Electronic – arduino – MOSFET for PWM control on a solenoid

arduinomosfetpwmsolenoid

I’m currently working on a project where I am utilizing PWM on an Arduino to control a solenoid proportionally. I am designing a device that will play the piano. I would like it to mimic hand movements as close as possible and PWM is my best chance at that.

I currently have a circuit in mind where I utilize 3 pins from the Arduino and have them daisy chained through 3 shift registers for a total of 24 outputs. I am having issues find an appropriate mosfet that can handle the PWM action. The solenoids are rated at 12v and 1amp. From what I found this circuit is pretty simple but from the other projects I have seen they are not utilizing PWM pins and are just turning the solenoids on and off with out the varing touch.

I am sorting through data sheets and I feel like the 5v coming from the Arduino wouldn’t be enough if the duty cycle was too low, as it would drop the voltage below the threshold.

I am sorry for not being more up on this, I’m a Mechanical Engineer, this Electrical Engineering stuff is black magic :). I linked a picture hopefully. It’s just a rough idea I had in fritzing so nothing is labeled but it should be semi ok to follow.

Thanks for any help you may be able to give. enter image description here

Best Answer

It looks like there may be some issues with your schematic. There are no labels, so this is just a guess but it looks like your mosfets are on the high side. You're going to want to use N channel fets, they're better. Google "low side mosfet switch". Second of all, those diode are backwards. They should not not conduct when the solenoid is powered. Third, please consider using a regular schematic in the future, it's much more readable.

Now getting into the problem itself..

It will be difficult to create pwm signals of sufficient frequency while using a shift register for the output. You have enough pins to drive the outputs directly though so I would just do that.

Any mosfet can "handle" pwm. But driving them on and off can be a bit tricky. If you pick the mosfet carefully, and your PWM frequency is somewhat low (<1khz), you may be able to drive the mosfet gates directly using the arduino.
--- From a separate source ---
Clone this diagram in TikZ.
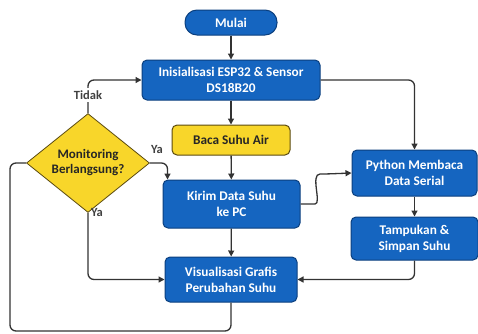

The mosfet gate is basically a capacitor, and it takes time for your arduino to charge it up. If the pwm frequency is too high the mosfet will linger in the intermediate zone and overheat.
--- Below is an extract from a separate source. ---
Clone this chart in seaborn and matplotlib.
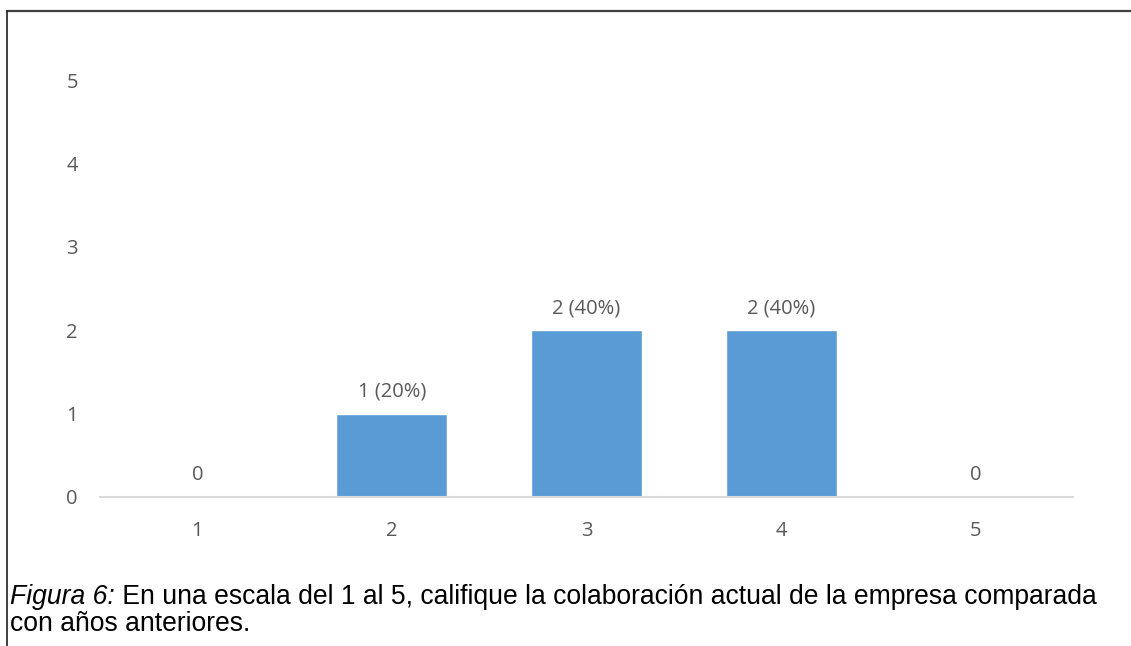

A not-cheap but very solid solution to this is to use a chip called a "gate driver". These are simple to use and can push/pull multiple amps into the mosfet gate to turn it on and off extremely fast. I often use the IXDN614PI.

If you want to drive the mosfets directly with the arduino, you will need to find a "logic level" mosfet. This is surprisingly difficult to do. Mosfets will list a Vgs(th), which is the turn on threshold, but you need to go higher than this for the mosfet to conduct efficiently. For example a mosfet with a Vgs(th) of 5v will not work well with a 5v signal. You'll need more like 2 volts. For each mosfet, you will have to look in the datasheet to figure out if it will work (goodby parametric search). If you're lucky the resistance (Rds(on)), will be listed for 5V, but more likely you will have to look it up in a chart. Like this:

Rds(on) vs Gate Voltage

Chart taken from the datasheet for the PSMN017-30PL,127

One last thing, you should always add a high value resistor 50~100k pulling the mosfet gates down. This will make sure the mosfets stay off unless you intentionally turn them on.